Monday, April 11, 2011

Harris vs Fraser in London

Sam Harris leads off with three reasons that people argue he is wrong about the (essentially utilitarian) nature of moral talk:

  1. At least some religions are true

  2. At least some religions are useful

  3. Atheism is unpleasant and corrupting

Harris rejects these contentions and goes on to present essentially the same opening statement as he did in his recent debate against W.L. Craig, making the case that the science of ethics is essentially a systematic study of how to maximize mental health, just as the science of medicine is essentially a systematic study of how to maximize physical health, and neither should be considered unscientific on account of the fact that both fields strive to maximize human well-being in an attempt to fulfill widely shared values.

Giles Fraser leads off with a bizarre and highly metaphysical critique of utilitarianism, bringing out the nasty old utility-monster from some dark corner of his mind. For some reason, Fraser considers this retort so effective that he doesn't really expound upon any other critique.

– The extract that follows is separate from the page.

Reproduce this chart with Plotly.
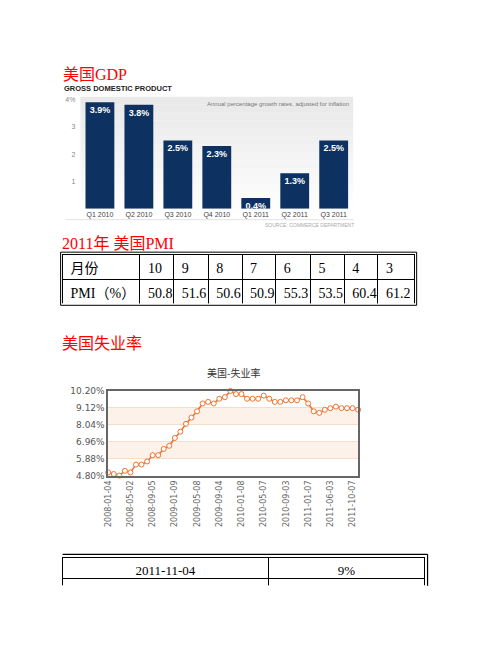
import plotly.graph_objects as go

# --- data ---
gdp_quarters = ["Q1 2010", "Q2 2010", "Q3 2010", "Q4 2010", "Q1 2011", "Q2 2011", "Q3 2011"]
gdp_growth = [3.9, 3.8, 2.5, 2.3, 0.4, 1.3, 2.5]

pmi_months = ["10", "9", "8", "7", "6", "5", "4", "3"]
pmi_values = ["50.8", "51.6", "50.6", "50.9", "55.3", "53.5", "60.4", "61.2"]

jobs_dates = [
    "2008-01-04", "2008-02-01", "2008-03-07", "2008-04-04", "2008-05-02", "2008-06-06",
    "2008-07-03", "2008-08-01", "2008-09-05", "2008-10-03", "2008-11-07", "2008-12-05",
    "2009-01-09", "2009-02-06", "2009-03-06", "2009-04-03", "2009-05-08", "2009-06-05",
    "2009-07-02", "2009-08-07", "2009-09-04", "2009-10-02", "2009-11-06", "2009-12-04",
    "2010-01-08", "2010-02-05", "2010-03-05", "2010-04-02", "2010-05-07", "2010-06-04",
    "2010-07-02", "2010-08-06", "2010-09-03", "2010-10-08", "2010-11-05", "2010-12-03",
    "2011-01-07", "2011-03-04", "2011-04-01", "2011-05-06", "2011-06-03", "2011-07-08",
    "2011-08-05", "2011-09-02", "2011-10-07", "2011-11-04",
]
jobless_rate = [
    5.0, 4.9, 4.8, 5.1, 5.0, 5.5, 5.5, 5.7, 6.1, 6.1, 6.5, 6.7,
    7.2, 7.6, 8.1, 8.5, 8.9, 9.4, 9.5, 9.4, 9.7, 9.8, 10.2, 10.0,
    10.0, 9.7, 9.7, 9.7, 9.9, 9.7, 9.5, 9.5, 9.6, 9.6, 9.6, 9.8,
    9.4, 8.9, 8.8, 9.0, 9.1, 9.2, 9.1, 9.1, 9.1, 9.0,
]
rate_ticks = [4.8, 5.88, 6.96, 8.04, 9.12, 10.2]
rate_tick_text = ["4.80%", "5.88%", "6.96%", "8.04%", "9.12%", "10.20%"]

latest_row = ["2011-11-04", "9%"]

# page is 502x649, the html body adds an 8px margin round the figure
W, H = 502, 649
PAD = 8
FW, FH = W - 2 * PAD, H - 2 * PAD


def fx(p):
    return (p - PAD) / FW


def fy(p):
    return 1 - (p - PAD) / FH


RED = "#ff0000"
SERIF = "Liberation Serif, Noto Sans CJK SC"
SANS = "Liberation Sans, Arial, sans-serif"
ORANGE = "#ee7430"

fig = go.Figure()

# --- GDP bars ---
fig.add_trace(go.Bar(
    x=gdp_quarters, y=gdp_growth,
    text=[f"{v}%" for v in gdp_growth],
    textposition="inside", insidetextanchor="end", textangle=0,
    textfont=dict(color="white", size=9, family=SANS, weight="bold"),
    marker=dict(color="#0d3262", line=dict(width=0)),
    xaxis="x", yaxis="y", hoverinfo="skip",
))

# --- unemployment line ---
fig.add_trace(go.Scatter(
    x=jobs_dates, y=jobless_rate, mode="lines+markers",
    line=dict(color=ORANGE, width=1.6),
    marker=dict(symbol="circle", size=5, color="white", line=dict(color=ORANGE, width=1)),
    xaxis="x2", yaxis="y2", cliponaxis=False,
))

# --- PMI table ---
fig.add_trace(go.Table(
    domain=dict(x=[fx(59), fx(414)], y=[fy(303), fy(253)]),
    columnwidth=[78, 34, 35, 34, 34, 35, 34, 34, 37],
    header=dict(
        values=["月份"] + pmi_months, height=25, align="left",
        font=dict(family=SERIF, size=14, color="black"),
        line=dict(color="black", width=1), fill_color="white",
    ),
    cells=dict(
        values=[["PMI（%）"]] + [[v] for v in pmi_values], height=25, align="left",
        font=dict(family=SERIF, size=14, color="black"),
        line=dict(color="black", width=1), fill_color="white",
    ),
))

# --- latest unemployment row ---
fig.add_trace(go.Table(
    domain=dict(x=[fx(59), fx(425)], y=[fy(590), fy(561)]),
    columnwidth=[208, 158],
    header=dict(
        values=latest_row, height=21, align="center",
        font=dict(family=SERIF, size=13, color="black"),
        line=dict(color="black", width=1), fill_color="white",
    ),
    cells=dict(
        values=[[""], [""]], height=8,
        line=dict(color="black", width=1), fill_color="white",
    ),
))

shapes = []
# light grey wash behind the GDP bars, fading towards the baseline
n_bands = 14
for i in range(n_bands):
    g = int(255 - (255 - 233) * (i + 1) / n_bands)
    shapes.append(dict(
        type="rect", xref="x domain", yref="y domain",
        x0=0, x1=1, y0=i / n_bands, y1=(i + 1) / n_bands,
        fillcolor=f"rgb({g},{g},{g})", line=dict(width=0), layer="below",
    ))
shapes.append(dict(type="line", xref="paper", yref="paper",
                   x0=fx(62), x1=fx(353), y0=fy(218), y1=fy(218),
                   line=dict(color="#e2e2e2", width=1)))
# shaded bands on the unemployment chart
for lo, hi in [(5.88, 6.96), (8.04, 9.12)]:
    shapes.append(dict(type="rect", xref="x2 domain", yref="y2",
                       x0=0, x1=1, y0=lo, y1=hi,
                       fillcolor="#fdf2ea", line=dict(width=0), layer="below"))
# double borders of the two tables
shapes.append(dict(type="rect", xref="paper", yref="paper",
                   x0=fx(57), x1=fx(416), y0=fy(305), y1=fy(251),
                   line=dict(color="black", width=1)))
shapes.append(dict(type="line", xref="paper", yref="paper",
                   x0=fx(59), x1=fx(427), y0=fy(558), y1=fy(558),
                   line=dict(color="black", width=1.2)))
shapes.append(dict(type="line", xref="paper", yref="paper",
                   x0=fx(427), x1=fx(427), y0=fy(558), y1=fy(590),
                   line=dict(color="black", width=1.2)))

annotations = [
    dict(text="美国GDP", x=fx(57), y=fy(70), font=dict(family=SERIF, size=16, color=RED)),
    dict(text="2011年 美国PMI", x=fx(56), y=fy(242), font=dict(family=SERIF, size=16, color=RED)),
    dict(text="美国失业率", x=fx(56), y=fy(344), font=dict(family=SERIF, size=16, color=RED)),
    dict(text="<b>GROSS DOMESTIC PRODUCT</b>", x=fx(58), y=fy(85),
         font=dict(family=SANS, size=7.5, color="#222")),
    dict(text="Annual percentage growth rates, adjusted for inflation", x=fx(350), y=fy(100),
         xanchor="right", font=dict(family=SANS, size=6, color="#777")),
    dict(text="SOURCE: COMMERCE DEPARTMENT", x=fx(355), y=fy(223), xanchor="right",
         font=dict(family=SANS, size=5, color="#aaa")),
    dict(text="美国-失业率", x=fx(231), y=fy(373), xanchor="center",
         font=dict(family="Noto Sans CJK SC", size=10, color="#333")),
]
for a in annotations:
    a.setdefault("xanchor", "left")
    a.update(xref="paper", yref="paper", yanchor="middle", showarrow=False)

fig.update_layout(
    width=FW, height=FH,
    margin=dict(l=0, r=0, t=0, b=0),
    paper_bgcolor="white", plot_bgcolor="rgba(0,0,0,0)",
    showlegend=False, bargap=0.26,
    uniformtext=dict(minsize=9, mode="show"),
    xaxis=dict(
        domain=[fx(77), fx(352)], anchor="y", type="category",
        showgrid=False, showline=False, ticks="",
        tickfont=dict(family=SANS, size=7, color="#444"),
    ),
    yaxis=dict(
        domain=[fy(207), fy(93)], anchor="x", range=[0, 4.1],
        tickvals=[1, 2, 3, 4], ticktext=["1", "2", "3", "4%"],
        showgrid=False, zeroline=False, showline=False, ticks="",
        ticklabelstandoff=4,
        tickfont=dict(family=SANS, size=7, color="#888"),
    ),
    xaxis2=dict(
        domain=[fx(105), fx(357)], anchor="y2", type="category",
        categoryorder="array", categoryarray=jobs_dates,
        range=[0, len(jobs_dates) - 1],
        tickvals=jobs_dates[::4], tickangle=-90,
        showgrid=False, showline=True, mirror=True, linecolor="#666", linewidth=1.5,
        ticks="", tickfont=dict(family="DejaVu Sans", size=8, color="#666"),
    ),
    yaxis2=dict(
        domain=[fy(478), fy(392)], anchor="x2", range=[4.8, 10.2],
        tickvals=rate_ticks, ticktext=rate_tick_text,
        showgrid=True, gridcolor="#f8dcc8", gridwidth=1, zeroline=False,
        showline=True, mirror=True, linecolor="#666", linewidth=1.5,
        ticks="", tickfont=dict(family="DejaVu Sans", size=9, color="#555"),
    ),
    shapes=shapes,
    annotations=annotations,
)

fig.write_html("out.html")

Harris and Fraser go back and forth on this a bit, and Harris basically concede that beings who are more richly capable of joy and suffering really should count for more than beings (e.g. cockroaches) who are less capable of such subjective experiences. I'm confused as to why Fraser thinks this is such a problem, unless he is suggesting that theism is basically the same as utility-monsterism. Perhaps this might yet be so, if the Campus Crusade for Cthulhu ever gets their way.

The debate goes downhill a bit from here, until Fraser and Harris get into it over the nature and utility of moral philosophy in general. On this point, Harris does three interesting things: he explains why he avoids the traditional modes of philosophical ethical talk, he clarifies that he does indeed consider himself a philosopher, and declares that he is willing to personally engage the traditional moral philosophers, even if he refuses to write books as they do.

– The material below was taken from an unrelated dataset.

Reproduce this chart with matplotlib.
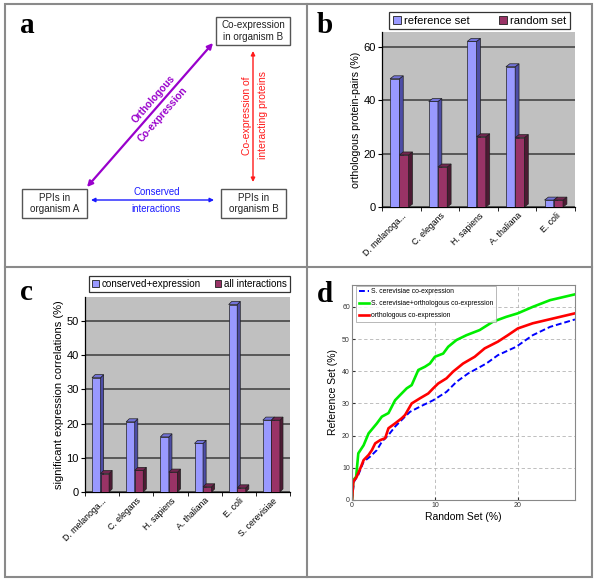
import matplotlib
matplotlib.use('Agg')
import matplotlib.pyplot as plt
from matplotlib.patches import Polygon, Rectangle, FancyArrowPatch, Patch
import matplotlib.transforms as mtransforms
import numpy as np

plt.rcParams['font.family'] = ['Liberation Sans', 'DejaVu Sans']

# ---------------- data ----------------
# panel b
b_species = ["D. melanoga...", "C. elegans", "H. sapiens", "A. thaliana", "E. coli"]
b_reference = [48, 39.5, 62, 52.5, 2.6]
b_random = [19.5, 15, 26.3, 26, 2.6]
b_series = ["reference set", "random set"]

# panel c
c_species = ["D. melanoga...", "C. elegans", "H. sapiens", "A. thaliana", "E. coli", "S. cerevisiae"]
c_conserved = [33.4, 20.5, 16.1, 14.2, 54.8, 21]
c_all = [5.4, 6.3, 5.8, 1.5, 1.2, 21]
c_series = ["conserved+expression", "all interactions"]

# panel d
d_blue_x = [0, 0.24, 0.76, 1.4, 2.2, 3.0, 3.6, 4.4, 5.2, 6.2, 7.0, 8.2, 9.8, 11.4, 12.6, 14.0, 16.2, 17.6, 19.8, 21.8, 23.9, 26.9]
d_blue_y = [0, 5.7, 7.8, 11.9, 13.5, 15.5, 18.1, 20.2, 22.8, 25.4, 27.4, 29.0, 31.0, 33.6, 36.7, 39.3, 42.4, 45.0, 47.6, 51.2, 53.8, 56.1]
d_green_x = [0, 0.16, 0.5, 0.76, 1.4, 2.0, 3.0, 3.6, 4.4, 5.2, 5.8, 6.6, 7.2, 8.0, 8.8, 9.4, 10.0, 11.0, 11.6, 12.6, 13.8, 15.4, 17.0, 18.6, 20.0, 21.8, 23.9, 26.9]
d_green_y = [0, 6.2, 7.2, 14.5, 17.0, 20.7, 23.8, 25.9, 27.0, 31.0, 32.6, 34.7, 35.7, 40.4, 41.4, 42.4, 44.5, 45.5, 47.6, 49.7, 51.2, 52.8, 55.4, 56.9, 58.0, 60.0, 62.1, 63.9]
d_red_x = [0, 0.16, 0.56, 1.0, 1.4, 2.0, 2.4, 2.8, 3.4, 4.0, 4.4, 5.2, 6.0, 6.4, 7.2, 8.2, 9.2, 9.8, 10.4, 11.4, 12.2, 13.4, 14.8, 16.0, 17.6, 18.8, 20.0, 21.8, 26.9]
d_red_y = [0, 5.7, 7.2, 9.8, 12.4, 14.0, 15.5, 17.6, 18.6, 19.2, 22.3, 23.8, 25.4, 26.4, 30.0, 31.6, 33.1, 34.7, 36.2, 37.8, 39.9, 42.4, 44.5, 47.1, 49.2, 51.2, 53.3, 54.9, 58.0]
d_labels = ["S. cerevisiae co-expression", "S. cerevisiae+orthologous co-expression", "orthologous co-expression"]

# ---------------- figure ----------------
W, H = 600, 580
fig = plt.figure(figsize=(W / 100, H / 100), dpi=100)

def fx(px):
    return px / W

def fy(py):
    return 1 - py / H

def axes_px(x0, y0, x1, y1):
    return [fx(x0), fy(y1), (x1 - x0) / W, (y1 - y0) / H]

# overlay for panel a, frames and letters
ov = fig.add_axes([0, 0, 1, 1], zorder=0)
ov.set_xlim(0, W)
ov.set_ylim(H, 0)
ov.axis('off')
ov.patch.set_alpha(0)

frame_col = '#8a8a8a'
ov.add_patch(Rectangle((5, 4), 587, 573, fill=False, ec=frame_col, lw=1.5))
ov.plot([307, 307], [4, 577], color=frame_col, lw=1.5)
ov.plot([5, 592], [267, 267], color=frame_col, lw=1.5)

letter_kw = dict(family=['Liberation Serif', 'DejaVu Serif'], fontweight='bold', fontsize=21, ha='left', va='baseline')
ov.text(20, 33, 'a', **letter_kw)
ov.text(317, 33, 'b', **letter_kw)
ov.text(20, 300, 'c', **letter_kw)
ov.text(317, 302, 'd', **letter_kw)

# panel a diagram
box_kw = dict(fill=True, fc='white', ec='#555555', lw=1.0)
ov.add_patch(Rectangle((216, 17), 74, 28, **box_kw))
ov.add_patch(Rectangle((22, 189), 65, 29, **box_kw))
ov.add_patch(Rectangle((221, 189), 65, 29, **box_kw))
tkw = dict(ha='center', va='center', fontsize=7.1, linespacing=1.2, color='#222222')
ov.text(253, 31, 'Co-expression\nin organism B', **tkw)
ov.text(54.5, 203.5, 'PPIs in\norganism A', **tkw)
ov.text(253.5, 203.5, 'PPIs in\norganism B', **tkw)

purple = '#9900cc'
ov.add_patch(FancyArrowPatch((87, 187), (213, 43), arrowstyle='<|-|>', mutation_scale=8,
                             color=purple, lw=1.6, shrinkA=0, shrinkB=0))
ang = np.degrees(np.arctan2(187 - 43, 213 - 87))
ov.text(154, 99, 'Orthologous', color=purple, fontsize=7.2, fontweight='bold', rotation=ang,
        ha='center', va='center', rotation_mode='anchor')
ov.text(163, 115, 'Co-expression', color=purple, fontsize=7.2, fontweight='bold', rotation=ang,
        ha='center', va='center', rotation_mode='anchor')

blue = '#1a1aff'
ov.add_patch(FancyArrowPatch((91, 200), (214, 200), arrowstyle='<|-|>', mutation_scale=6,
                             color=blue, lw=1.0, shrinkA=0, shrinkB=0))
ov.text(157, 192, 'Conserved', color=blue, fontsize=6.9, ha='center', va='center')
ov.text(156, 209, 'interactions', color=blue, fontsize=6.9, ha='center', va='center')

red = '#ff1a1a'
ov.add_patch(FancyArrowPatch((253, 51), (253, 182), arrowstyle='<|-|>', mutation_scale=6,
                             color=red, lw=1.0, shrinkA=0, shrinkB=0))
ov.text(247, 116, 'Co-expression of', color=red, fontsize=7.5, rotation=90, ha='center', va='center')
ov.text(263, 115, 'interacting proteins', color=red, fontsize=7.5, rotation=90, ha='center', va='center')

# ---------------- 3D bar helper ----------------
c_face = ['#9999ff', '#993366']
c_side = ['#4d4da6', '#4d1a33']
c_top = ['#7373d9', '#732650']

def bar3d(ax, centers, vals, k, w, dx, dy):
    lefts = np.asarray(centers) - w - dx / 2 + k * w
    for x, v in zip(lefts, vals):
        ax.add_patch(Rectangle((x, 0), w, v, fc=c_face[k], ec='#202020', lw=0.5, zorder=3 + k))
        ax.add_patch(Polygon([(x + w, 0), (x + w + dx, dy), (x + w + dx, v + dy), (x + w, v)],
                             closed=True, fc=c_side[k], ec='#202020', lw=0.5, zorder=3 + k))
        ax.add_patch(Polygon([(x, v), (x + w, v), (x + w + dx, v + dy), (x + dx, v + dy)],
                             closed=True, fc=c_top[k], ec='#202020', lw=0.5, zorder=3 + k))

def style_excel(ax, n, labels, ymax, yticks, ylabel, fs_lab):
    ax.set_facecolor('#c0c0c0')
    ax.set_xlim(0, n)
    ax.set_ylim(0, ymax)
    ax.set_yticks(yticks)
    ax.yaxis.grid(True, color='#3c3c3c', lw=1.1, zorder=1)
    ax.set_axisbelow(True)
    ax.set_xticks(np.arange(n) + 0.5)
    ax.set_xticklabels(labels, rotation=45, ha='right', rotation_mode='anchor', fontsize=6.3)
    shift = mtransforms.ScaledTranslation(-6 / 100, 0, fig.dpi_scale_trans)
    for lab in ax.get_xticklabels():
        lab.set_transform(lab.get_transform() + shift)
    ax.set_xticks(np.arange(n + 1), minor=True)
    ax.tick_params(axis='x', which='major', length=0, pad=3)
    ax.tick_params(axis='x', which='minor', length=3, direction='out')
    ax.tick_params(axis='y', length=3, direction='out', labelsize=8, pad=1.5)
    for s in ['top', 'right']:
        ax.spines[s].set_visible(False)
    ax.spines['left'].set_linewidth(0.9)
    ax.spines['bottom'].set_linewidth(0.9)
    ax.set_ylabel(ylabel, fontsize=fs_lab, labelpad=2)

# ---------------- panel b ----------------
axb = fig.add_axes(axes_px(382, 32, 575, 207))
nb = len(b_species)
cb = np.arange(nb) + 0.5
bar3d(axb, cb, b_reference, 0, 0.24, 0.1, 1.1)
bar3d(axb, cb, b_random, 1, 0.24, 0.1, 1.1)
style_excel(axb, nb, b_species, 65.5, [0, 20, 40, 60], 'orthologous protein-pairs (%)', 7.6)
hb = [Patch(fc=c_face[0], ec='#202020', lw=0.6), Patch(fc=c_face[1], ec='#202020', lw=0.6)]
legb = axb.legend(hb, b_series, loc='center', bbox_to_anchor=(fx(479.5), fy(20.5)),
                  bbox_transform=fig.transFigure, ncol=2, fontsize=8.1, frameon=True, fancybox=False,
                  edgecolor='black', handlelength=0.7, handleheight=0.7, handletextpad=0.3,
                  columnspacing=2.6, borderpad=0.3, borderaxespad=0)
legb.get_frame().set_linewidth(0.9)

# ---------------- panel c ----------------
axc = fig.add_axes(axes_px(85, 297, 290, 492))
nc = len(c_species)
cc = np.arange(nc) + 0.5
bar3d(axc, cc, c_conserved, 0, 0.25, 0.09, 0.9)
bar3d(axc, cc, c_all, 1, 0.25, 0.09, 0.9)
style_excel(axc, nc, c_species, 57, [0, 10, 20, 30, 40, 50], 'significant expression correlations (%)', 8)
legc = axc.legend(hb, c_series, loc='center', bbox_to_anchor=(fx(189.5), fy(284)),
                  bbox_transform=fig.transFigure, ncol=2, fontsize=7.1, frameon=True, fancybox=False,
                  edgecolor='black', handlelength=0.7, handleheight=0.7, handletextpad=0.3,
                  columnspacing=1.4, borderpad=0.3, borderaxespad=0)
legc.get_frame().set_linewidth(0.9)

# ---------------- panel d ----------------
axd = fig.add_axes(axes_px(352, 285, 575, 500))
axd.plot(d_blue_x, d_blue_y, '--', color='#0000ff', lw=1.4, label=d_labels[0], dashes=(3, 1.5))
axd.plot(d_green_x, d_green_y, '-', color='#00ee00', lw=1.9, label=d_labels[1])
axd.plot(d_red_x, d_red_y, '-', color='#ff0000', lw=1.9, label=d_labels[2])
axd.set_xlim(0, 26.9)
axd.set_ylim(0, 66.8)
axd.set_xticks([0, 10, 20])
axd.set_yticks([0, 10, 20, 30, 40, 50, 60])
axd.grid(True, ls=(0, (4, 3)), color='#b4b4b4', lw=0.6)
axd.tick_params(direction='in', labelsize=5, length=2, pad=1.5, colors='#333333')
for s in axd.spines.values():
    s.set_color('#888888')
    s.set_linewidth(0.8)
axd.set_xlabel('Random Set (%)', fontsize=7.5, labelpad=2)
axd.set_ylabel('Reference Set (%)', fontsize=7.5, labelpad=3)
legd = axd.legend(loc='upper left', bbox_to_anchor=(0.02, 0.997), fontsize=4.85, frameon=True,
                  fancybox=False, edgecolor='#999999', handlelength=1.5, handletextpad=0.2,
                  borderpad=0.4, labelspacing=0.75, borderaxespad=0)
legd.get_frame().set_linewidth(0.6)

fig.savefig('out.png', dpi=100)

Fraser's next serious challenge is about Harris' repeated use of the phrase "conscious creatures" but it falls fairly flat when Sam explains that he is simply making room for the possibilty of non-human suffering.

I've got to comment for just a second on the first question in the Q&A. This smarmy little bastard stands up and says "What is the scientific reason to care about the well being of conscious creatures?" I'm beginning to lean towards the notion that there is only one correct answer to this question, and it is to walk calmly over to the questioner, stop calmly just short of an arm's length away, and bitch-slap his ass into next week. After all, if he has the sheer cheek to seriously suggest that I should not be concerned about his subjective experience of suffering, why not just take him at his word? I've got to admit, though, that the answer given by Harris was more cogent and persuasive.

Overall, it was a good talk, but it was clear that Harris performs significantly better when up against a worthy opponent such as Craig than he does when facing, well, someone like Fraser.